Copy Markdown View Source

A fully-loaded fastText model.

Holds the parsed args and dictionary plus the input and output matrices as Nx tensors. The input matrix is the largest piece of memory in the struct: for lid.176.bin it is a {nwords + bucket, dim} tensor of float32 values, approximately 128 MB.

Models are produced by Text.Language.Classifier.Fasttext.ModelLoader.load/2 from a fastText .bin file.

Fields

  • args is the parsed Text.Language.Classifier.Fasttext.Args struct.

  • dictionary is the parsed Text.Language.Classifier.Fasttext.Dictionary struct.

  • input_matrix is an Nx tensor of shape {args.bucket + dictionary.nwords, args.dim} holding the row-major input embeddings (word rows first, then subword n-gram rows).

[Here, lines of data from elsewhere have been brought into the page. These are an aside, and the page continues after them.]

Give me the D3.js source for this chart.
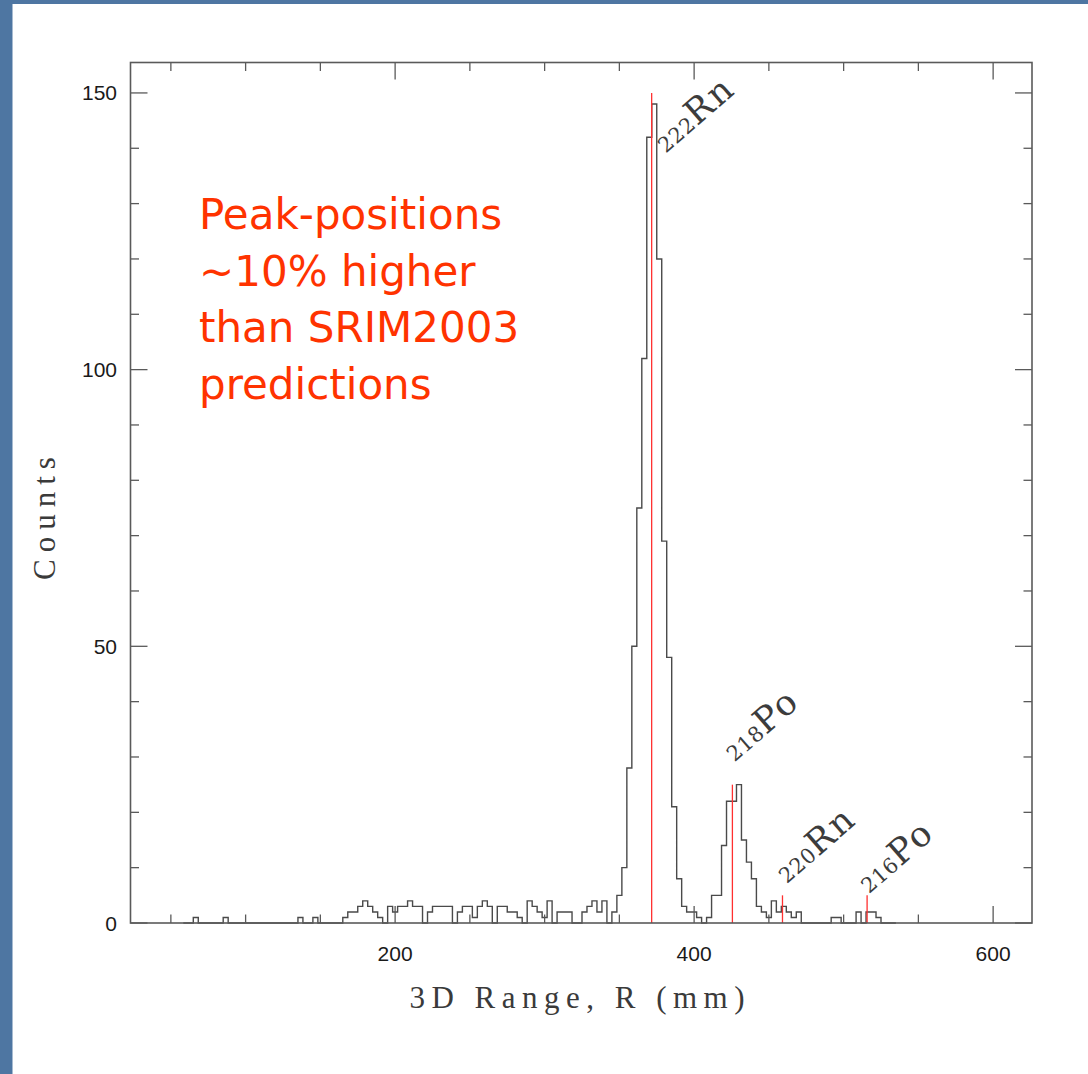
<!DOCTYPE html>
<html>
<head>
<meta charset="utf-8">
<script src="https://cdn.jsdelivr.net/npm/d3@7"></script>
<style>
  html, body { margin: 0; padding: 0; background: #4e76a2; }
  svg { display: block; }
</style>
</head>
<body>
<svg id="chart" width="1088" height="1074"></svg>
<script>
// Histogram of 3D track range; bins are 10/3 mm wide, centred on multiples of 10/3 mm.
const binWidth = 10 / 3;
const firstBinCenter = 60;          // centre of the first listed bin (mm)
const counts = [
  0, 0, 1, 0, 0, 0, 0, 0, 1, 0,     // 60 .. 90 mm
  0, 0, 0, 0, 0, 0, 0, 0, 0, 0,
  0, 0, 0, 1, 0, 0, 1, 0, 0, 0,
  0, 0, 1, 2, 2, 3, 4, 3, 2, 1,     // 166.7 mm ..
  0, 3, 2, 3, 3, 4, 3, 3, 0, 2,
  3, 3, 3, 3, 0, 2, 3, 3, 1, 3,
  4, 3, 0, 3, 3, 2, 2, 1, 0, 4,
  3, 2, 1, 4, 0, 2, 2, 2, 0, 0,
  2, 3, 4, 2, 4, 0, 2, 5, 10, 28,   // 326.7 mm ..
  50, 75, 102, 142, 148, 120, 69, 48, 21, 8,
  3, 2, 2, 1, 0, 1, 5, 5, 14, 22,
  22, 25, 15, 11, 8, 3, 2, 1, 4, 2,
  3, 2, 1, 2, 0, 0, 0, 0, 0, 0,
  1, 1, 0, 0, 0, 2, 0, 2, 2, 1,
  0, 0, 0
];

// Predicted peak positions (mm) and marker heights (counts)
const massNumber = ["222", "218", "220", "216"];
const element    = ["Rn", "Po", "Rn", "Po"];
const predRange  = [371.6, 425.6, 459.1, 515.7];
const predHeight = [150, 25, 5, 5];
// where each isotope label starts, in data units (mm, counts)
const labelAtR   = [381.0, 427.0, 462.0, 517.0];
const labelAtN   = [139, 29.0, 7.0, 5.2];

const xMajorTicks = [200, 400, 600];
const xMinorTicks = [50, 100, 150, 250, 300, 350, 450, 500, 550];
const yMajorTicks = [0, 50, 100, 150];
const yMinorTicks = [10, 20, 30, 40, 60, 70, 80, 90, 110, 120, 130, 140];

const xTitle = "3D Range, R (mm)";
const yTitle = "Counts";
const note = ["Peak-positions", "~10% higher", "than SRIM2003", "predictions"];

const svg = d3.select("#chart");
const W = 1088, H = 1074;

// slide background and white sheet
svg.append("rect").attr("width", W).attr("height", H).attr("fill", "#4e76a2");
svg.append("rect").attr("x", 12.5).attr("y", 4).attr("width", W - 12.5).attr("height", H - 4)
  .attr("fill", "#ffffff");

const plot = { left: 130.5, right: 1032, top: 62.5, bottom: 923 };
const x = d3.scaleLinear().domain([23, 626]).range([plot.left, plot.right]);
const y = d3.scaleLinear().domain([0, 155.5]).range([plot.bottom, plot.top]);

const frameColor = "#5a5a5a";
const majorLen = 17, minorLen = 8.5;

// histogram outline
const pts = [];
counts.forEach((c, i) => {
  const lo = firstBinCenter + (i - 0.5) * binWidth;
  const hi = lo + binWidth;
  pts.push([lo, c], [hi, c]);
});
pts.unshift([pts[0][0], 0]);
pts.push([pts[pts.length - 1][0], 0]);
svg.append("path")
  .attr("d", d3.line().x(d => x(d[0])).y(d => y(d[1]))(pts))
  .attr("fill", "none").attr("stroke", "#4a4a4a").attr("stroke-width", 1.4);

// predicted positions
svg.selectAll("line.pred").data(predRange).join("line")
  .attr("class", "pred")
  .attr("x1", d => x(d)).attr("x2", d => x(d))
  .attr("y1", y(0)).attr("y2", (d, i) => y(predHeight[i]))
  .attr("stroke", "#ff3030").attr("stroke-width", 1.3);

// frame
svg.append("rect")
  .attr("x", plot.left).attr("y", plot.top)
  .attr("width", plot.right - plot.left).attr("height", plot.bottom - plot.top)
  .attr("fill", "none").attr("stroke", frameColor).attr("stroke-width", 1.6);

// inward ticks on all four sides
const tickG = svg.append("g").attr("stroke", frameColor).attr("stroke-width", 1.3);
function xTicks(vals, len) {
  vals.forEach(v => {
    tickG.append("line").attr("x1", x(v)).attr("x2", x(v)).attr("y1", plot.bottom).attr("y2", plot.bottom - len);
    tickG.append("line").attr("x1", x(v)).attr("x2", x(v)).attr("y1", plot.top).attr("y2", plot.top + len);
  });
}
function yTicks(vals, len) {
  vals.forEach(v => {
    tickG.append("line").attr("y1", y(v)).attr("y2", y(v)).attr("x1", plot.left).attr("x2", plot.left + len);
    tickG.append("line").attr("y1", y(v)).attr("y2", y(v)).attr("x1", plot.right).attr("x2", plot.right - len);
  });
}
xTicks(xMajorTicks, majorLen); xTicks(xMinorTicks, minorLen);
yTicks(yMajorTicks, majorLen); yTicks(yMinorTicks, minorLen);

// tick labels
const tickFont = "'Liberation Sans', Arial, Helvetica, sans-serif";
svg.append("g").selectAll("text").data(xMajorTicks).join("text")
  .attr("x", d => x(d)).attr("y", 961)
  .attr("text-anchor", "middle")
  .attr("font-family", tickFont).attr("font-size", 21).attr("fill", "#1a1a1a")
  .text(d => d);
svg.append("g").selectAll("text").data(yMajorTicks).join("text")
  .attr("x", 117).attr("y", d => y(d))
  .attr("dy", "0.36em")
  .attr("text-anchor", "end")
  .attr("font-family", tickFont).attr("font-size", 21).attr("fill", "#1a1a1a")
  .text(d => d);

// axis titles
const serif = "'Liberation Serif', 'Times New Roman', serif";
svg.append("text")
  .attr("x", (plot.left + plot.right) / 2 - 1).attr("y", 1008)
  .attr("text-anchor", "middle")
  .attr("font-family", serif).attr("font-size", 31).attr("letter-spacing", 6.5)
  .attr("fill", "#3a3a3a")
  .text(xTitle);
svg.append("text")
  .attr("transform", "translate(55,515) rotate(-90)")
  .attr("text-anchor", "middle")
  .attr("font-family", serif).attr("font-size", 31).attr("letter-spacing", 7)
  .attr("fill", "#3a3a3a")
  .text(yTitle);

// isotope labels
const labelSerif = "'DejaVu Serif', serif";
massNumber.forEach((m, i) => {
  const t = svg.append("text")
    .attr("transform", `translate(${x(labelAtR[i])},${y(labelAtN[i])}) rotate(-41)`)
    .attr("font-family", labelSerif).attr("fill", "#3c3c3c");
  t.append("tspan").attr("font-size", 21).attr("letter-spacing", 0.5).text(m);
  t.append("tspan").attr("font-size", 35).attr("letter-spacing", 2).text(element[i]);
});

// annotation
const noteG = svg.append("text")
  .attr("font-family", "'DejaVu Sans', Verdana, sans-serif")
  .attr("font-size", 42).attr("fill", "#ff3300");
note.forEach((line, i) => {
  noteG.append("tspan").attr("x", 199).attr("y", 229 + i * 56.5).text(line);
});
</script>
</body>
</html>
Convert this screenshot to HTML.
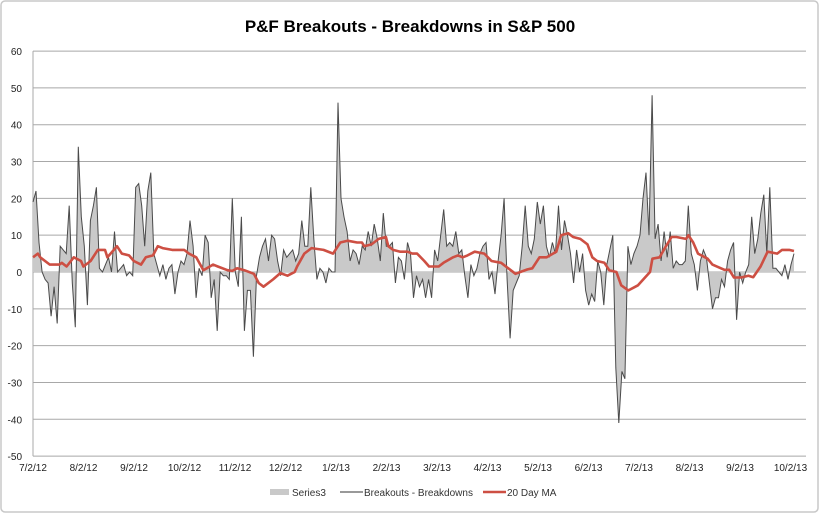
<!DOCTYPE html>
<html><head><meta charset="utf-8"><style>
html,body{margin:0;padding:0;background:#fff;}
body{width:820px;height:514px;overflow:hidden;font-family:"Liberation Sans",sans-serif;}
</style></head><body>
<svg id="chart" width="820" height="514" viewBox="0 0 820 514" xmlns="http://www.w3.org/2000/svg">
<rect x="1" y="1" width="817" height="511" rx="4" fill="#fff" stroke="#c8c8c8" stroke-width="1.5"/>
<text x="410" y="32" text-anchor="middle" font-size="17" font-weight="bold" fill="#000">P&amp;F Breakouts - Breakdowns in S&amp;P 500</text>
<g id="grid"></g><g id="yticks"></g><g id="xticks"></g>
<path id="area" fill="#c9c9c9" stroke="none"/>
<path id="line" fill="none" stroke="#4a4a4a" stroke-width="1"/>
<path id="ma" fill="none" stroke="#cd4f43" stroke-width="2.6" stroke-linejoin="round"/>
<g>
<rect x="270" y="489" width="19" height="6" fill="#c9c9c9"/>
<text x="292" y="496" font-size="10" fill="#333">Series3</text>
<line x1="340" y1="492" x2="363" y2="492" stroke="#333" stroke-width="1"/>
<text x="364" y="496" font-size="10" fill="#333">Breakouts - Breakdowns</text>
<line x1="483" y1="492" x2="506" y2="492" stroke="#cd4f43" stroke-width="2.5"/>
<text x="507" y="496" font-size="10" fill="#333">20 Day MA</text>
</g>
</svg>
<script>
const yTicks=[60,50,40,30,20,10,0,-10,-20,-30,-40,-50];
const xLabels=["7/2/12","8/2/12","9/2/12","10/2/12","11/2/12","12/2/12","1/2/13","2/2/13","3/2/13","4/2/13","5/2/13","6/2/13","7/2/13","8/2/13","9/2/13","10/2/13"];
const values=[19,22,8,0,-2,-3,-12,-4,-14,7,6,5,18,-3,-15,34,15,7,-9,14,18,23,1,0,2,4,0,11,0,1,2,-1,0,-1,23,24,18,7,22,27,5,2,-1,
2,-2,1,2,-6,0,3,2,5,14,7,-7,1,-1,10,8,-7,-2,-16,0,-1,-1,-2,20,0,-4,15,-16,-5,-5,-23,-1,4,7,9,3,10,9,3,-1,6,4,5,
6,3,5,14,7,7,23,9,-2,1,0,-3,1,0,0,46,20,15,11,3,6,5,2,7,6,11,7,13,9,3,16,7,7,8,-3,4,3,-2,8,5,-7,-1,-4,
-2,-7,-2,-7,6,3,10,17,7,8,7,11,5,6,-1,-7,2,-1,1,5,7,8,-2,0,-6,3,10,20,-2,-18,-5,-3,-1,7,18,7,5,9,19,13,18,7,4,
8,5,18,6,14,10,5,-3,6,0,5,-5,-9,-6,-8,3,0,-9,2,6,10,-26,-41,-27,-29,7,2,5,7,10,20,27,10,48,9,13,3,11,4,11,1,3,2,
2,3,18,5,2,-5,3,6,4,-3,-10,-7,-7,-2,-4,3,6,8,-13,0,-3,0,2,15,5,9,16,21,5,23,1,1,0,-1,2,-2,2,5];
const maDays=[0,2,3,7,11,12,14,17,20,21,24,27,30,31,35,37,40,42,45,47,50,52,54,58,63,65,68,71,75,77,81,83,85,88,92,94,96,100,103,106,109,110,113,116,121,125,128,131,135,137,138,141,144,147,148,150,153,156,158,160,163,165,169,171,175,177,179,181,184,188,191,195,198,201,203,206,208,211,214,218,220,223,225,228,231,233,235,238,240,243,245,248,252,257,258,261,263,266,268,272,273,275,277,281,283,288,290,292,295,298,300,303,306,310,312,315,317];
const maValues=[4,5,4,2,2,2.5,1.5,4,3,1.5,3,6,6,4,7,5,4.5,3,2,4,4.5,7,6.5,6,6,5,4,0.5,2,1.5,0.5,0.3,1,0.5,-0.5,-3,-4,-2,-0.3,-1,0,1.5,5,6.5,6,5,8,8.5,8,8,7,7.5,9,9.5,7,6,5.5,5.5,5,5,3,1.5,1.5,2.5,4,4.5,4,4.5,5.5,5,3,2.5,1,-0.5,0,0.7,1,4,4,5.5,10,10.5,9.5,9,7.5,4,3,2.5,0.5,0,-3.6,-5,-3.6,0,3.6,4,6.3,9.5,9.5,9,10,8,5,3.6,2,0.6,0.6,-1.5,-1.5,-1,-1.4,1.4,5.5,5,6,6,5.7];
const DAYS=317, X0=33, X1=794, Y0=272, PX=3.682;
const sx=d=>X0+d*(X1-X0)/DAYS;
const sy=v=>Y0-v*PX;
const NS="http://www.w3.org/2000/svg";
const grid=document.getElementById('grid'), yt=document.getElementById('yticks'), xt=document.getElementById('xticks');
yTicks.forEach(t=>{
  const l=document.createElementNS(NS,'line');
  l.setAttribute('x1',33);l.setAttribute('x2',806);l.setAttribute('y1',sy(t));l.setAttribute('y2',sy(t));
  l.setAttribute('stroke','#a8a8a8');l.setAttribute('stroke-width','1');
  
  
  grid.appendChild(l);
  const tx=document.createElementNS(NS,'text');
  tx.setAttribute('x',22);tx.setAttribute('y',sy(t)+4);tx.setAttribute('text-anchor','end');
  tx.setAttribute('font-size','10');tx.setAttribute('fill','#222');tx.textContent=t;
  
  
  yt.appendChild(tx);
});
const ax=document.createElementNS(NS,'line');
ax.setAttribute('x1',33);ax.setAttribute('x2',33);ax.setAttribute('y1',sy(60));ax.setAttribute('y2',sy(-50));
ax.setAttribute('stroke','#a8a8a8');


grid.appendChild(ax);
xLabels.forEach((s,i)=>{
  const tx=document.createElementNS(NS,'text');
  tx.setAttribute('x',33+i*50.5);tx.setAttribute('y',471);tx.setAttribute('text-anchor','middle');
  tx.setAttribute('font-size','10');tx.setAttribute('fill','#222');tx.textContent=s;
  
  
  xt.appendChild(tx);
});
const n=values.length;
const dx=i=>sx(i*DAYS/(n-1));
let p=values.map((v,i)=>(i?'L':'M')+dx(i).toFixed(1)+','+sy(v).toFixed(1)).join('');
document.getElementById('line').setAttribute('d',p);
document.getElementById('area').setAttribute('d','M'+dx(0)+','+sy(0)+p.replace(/^M/,'L')+'L'+dx(n-1)+','+sy(0)+'Z');
document.getElementById('ma').setAttribute('d',maDays.map((d,i)=>(i?'L':'M')+sx(d).toFixed(1)+','+sy(maValues[i]).toFixed(1)).join(''));
</script>
</body></html>
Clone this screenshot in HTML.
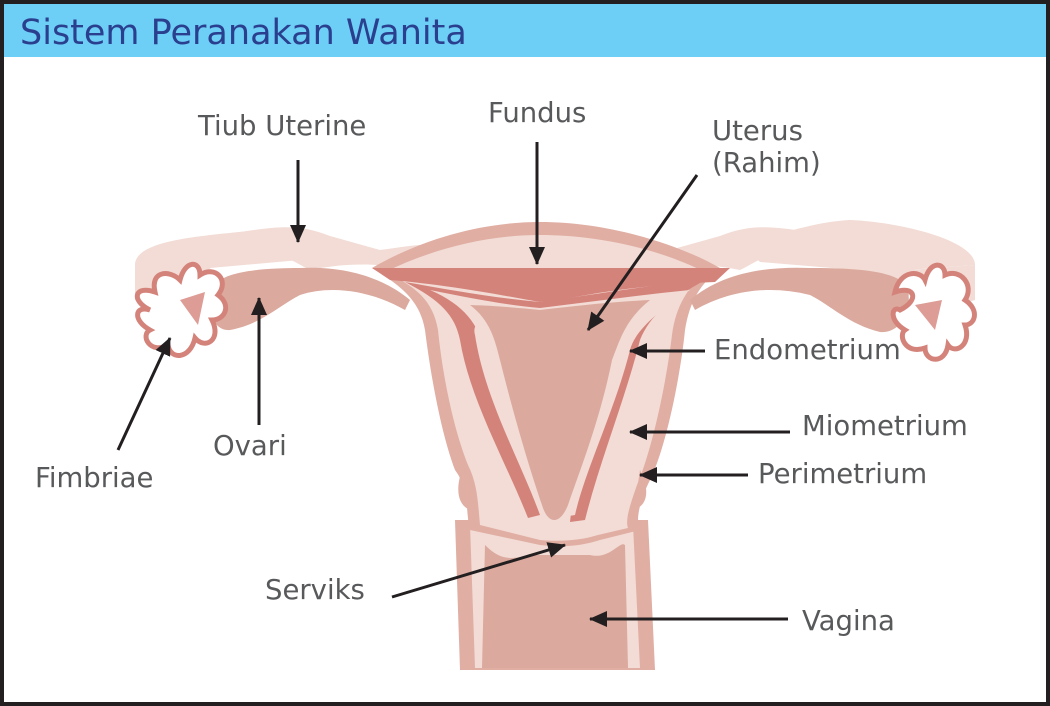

  • output_matrix is an Nx tensor of shape {dictionary.nlabels, args.dim} holding the per-label output vectors.

  • labels is the list of language label strings (with the __label__ prefix stripped) in row order matching output_matrix. For lid.176 this is a 176-element list such as ["en", "zh-Hans", ...].

Summary

Types

Loss-specific decoding state, built once at load time and reused for every prediction.

t()

Types

loss_state()

@type loss_state() :: Text.Language.Classifier.Fasttext.HuffmanTree.t() | nil

Loss-specific decoding state, built once at load time and reused for every prediction.

  • For :hs (hierarchical softmax) the state is a Text.Language.Classifier.Fasttext.HuffmanTree constructed from the label counts.

  • For :softmax no extra state is needed; the field is nil.

  • :ns and :ova are not yet supported by the inference path.

t()

@type t() :: %Text.Language.Classifier.Fasttext.Model{
  args: Text.Language.Classifier.Fasttext.Args.t(),
  dictionary: Text.Language.Classifier.Fasttext.Dictionary.t(),
  input_matrix: Nx.Tensor.t(),
  labels: [String.t()],
  loss_state: loss_state(),
  output_matrix: Nx.Tensor.t()
}